Lindsey Barske, PhD

The Barske lab studies how embryonic patterning genes control the composition and architecture of the developing skull and pharynx. The lab's recent identification shows an essential role for the gene Pou3f3 and its associated non-coding regulatory sequences in determining the number and type of skeletal appendages that protect and promote the flow of oxygenated water over the gills of aquatic vertebrates. Though these appendages are now vestigial in terrestrial vertebrates like us, the initial stages of their development are highly conserved. Importantly, aberrant development of these structures in humans can result in clinically significant and infection-prone branchial cleft cysts or fistulae in the neck.
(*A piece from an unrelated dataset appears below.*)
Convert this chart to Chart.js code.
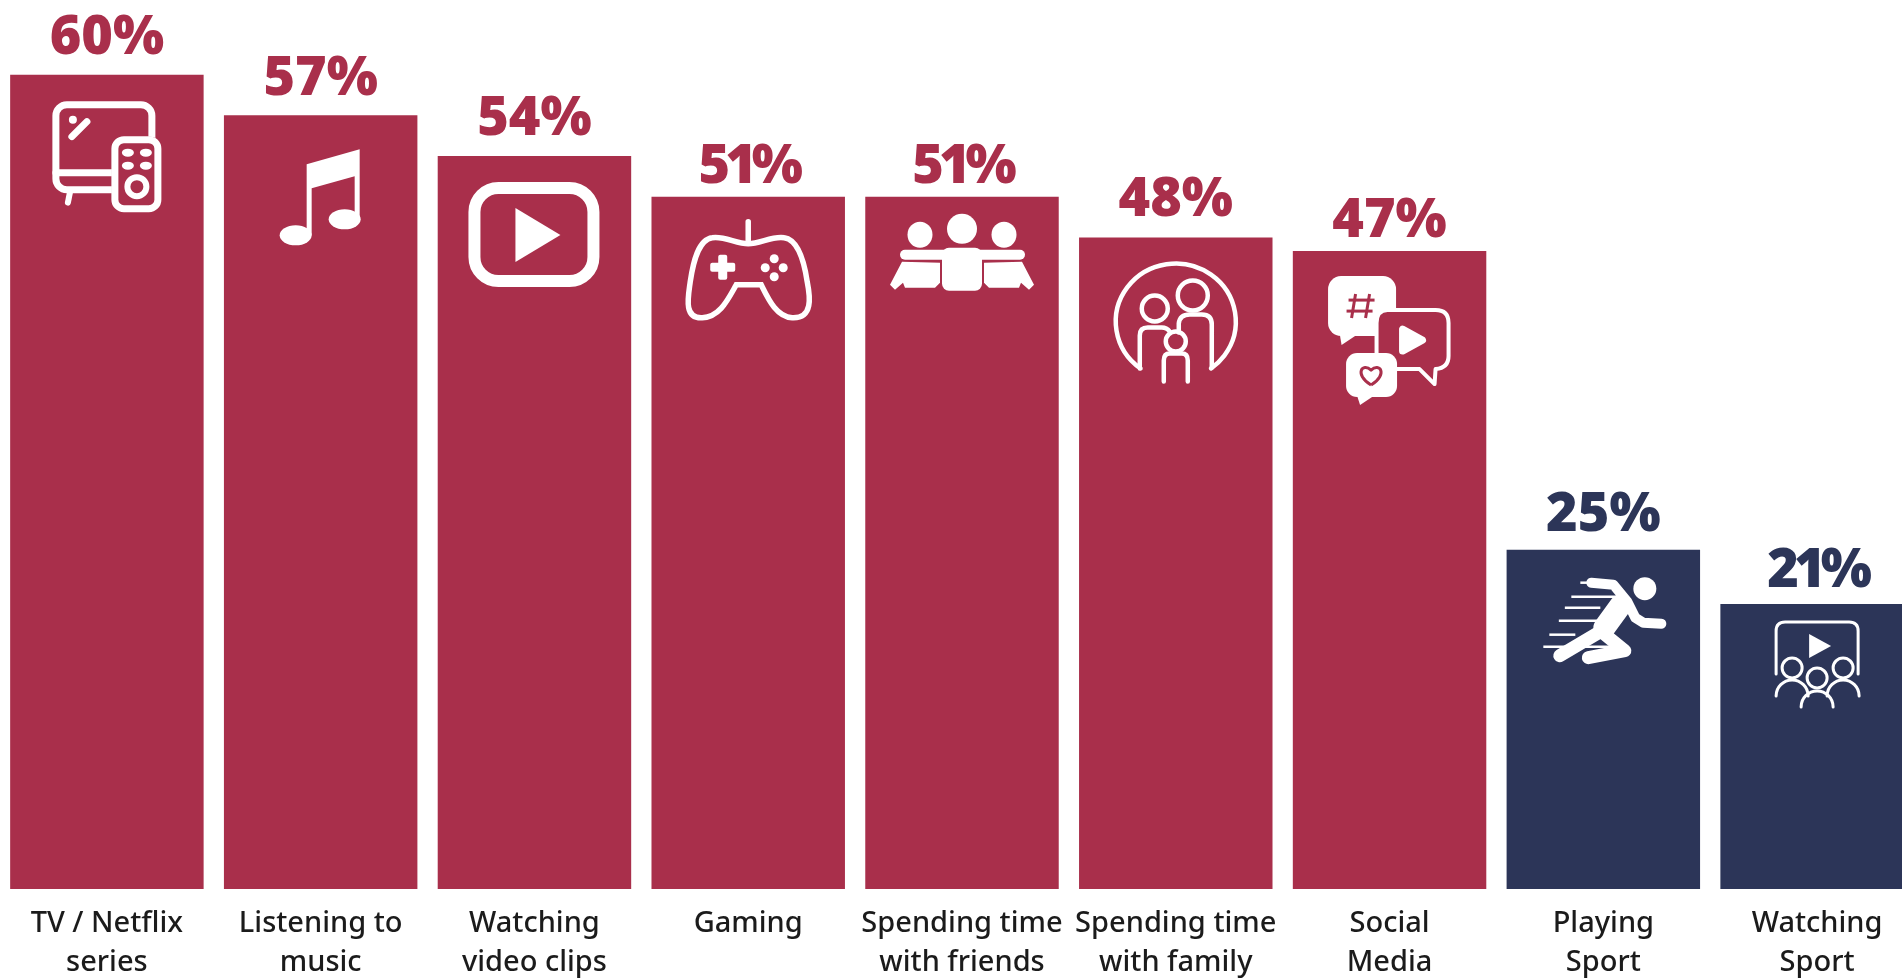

Their work reveals a novel potential congenital cause of these anomalies and could improve future screening and intervention measures.

Matthew S. Hestand, PhD

Short-read DNA sequencing dominates molecular diagnostics, yet long-read single-molecule sequencing technologies, such as those provided by PacBio and Oxford Nanopore, can more accurately identify variants in repetitive regions, low-frequency mutations, structural variants, and phasing of variants. Along with international collaborators, Matthew Hestand, PhD, helped educate the medical genomics community on these improvements through multiple reviews (PMID 30115375, 30621217, 29401301), and as a guest editor for a special edition of the Journal Genes focusing on these technologies. With collaborators, he is now utilizing PacBio sequencing to improve characterization of complex structural rearrangements in multiple Cincinnati Children's patients with neurological diseases and is in the process of bringing nanopore-based sequencing in-house for more accurate and cost-effective pharmacogenomics testing.

Yaping Liu, PhD

A recently established important biomarker for cancer diagnosis and prognosis are circulating cell-free DNA (cfDNA) in blood plasma. It still not yet clear whether or not genome-wide cfDNA fragmentation pattern is useable as a potential universal biomarker, and therefore understand genome-wide association studies (GWAS) non-coding SNPs in common complex diseases. Yaping Liu, Phd, and his team, established the experimental and computational platform to study cfDNA fragmentation across different GWAS diseases and are applying these to many common complex disorders.

Willaim C. Nichols PhD

In collaboration with Regeneron, the Nichols lab and collaborators generated whole exome sequence data on 2572 Group 1 pulmonary arterial hypertension (PAH) patients enrolled in the PAH Biobank. This is the world’s largest collection of whole exome/whole genome sequence data for patients with this disease. Their association analysis identified two novel genes (KLK1 and GGCX) in our cohort as well as replicated two novel genes (BMP9 and AQP1) identified by UK collaborators in a cohort of 1,000 idiopathic PAH patients. For the first time their studies include genetic analysis of patients with associated PAH as well as drugs and toxins PAH.

Ying Sun, PhD

To develop a treatment for neuronopathic Gaucher disease (nGD) that has no effective therapy available, the Sun laboratory established a non-invasive neural stem cell approach by intravenous infusion of neural precursor cells (NPC) expresses Integrin α4β1, Very Late Antigen-4 that facilitates NPC entry into the brain. Their studies demonstrate the potential efficacy of iPSC-derived NPC therapy for nGD, and provide a framework for personalized medicine using iPSC-derived NPCs as a specific, effective, non-invasive, and autologous cell therapy. Human Molecular Genetics accepted this work for publication and a patent application submitted.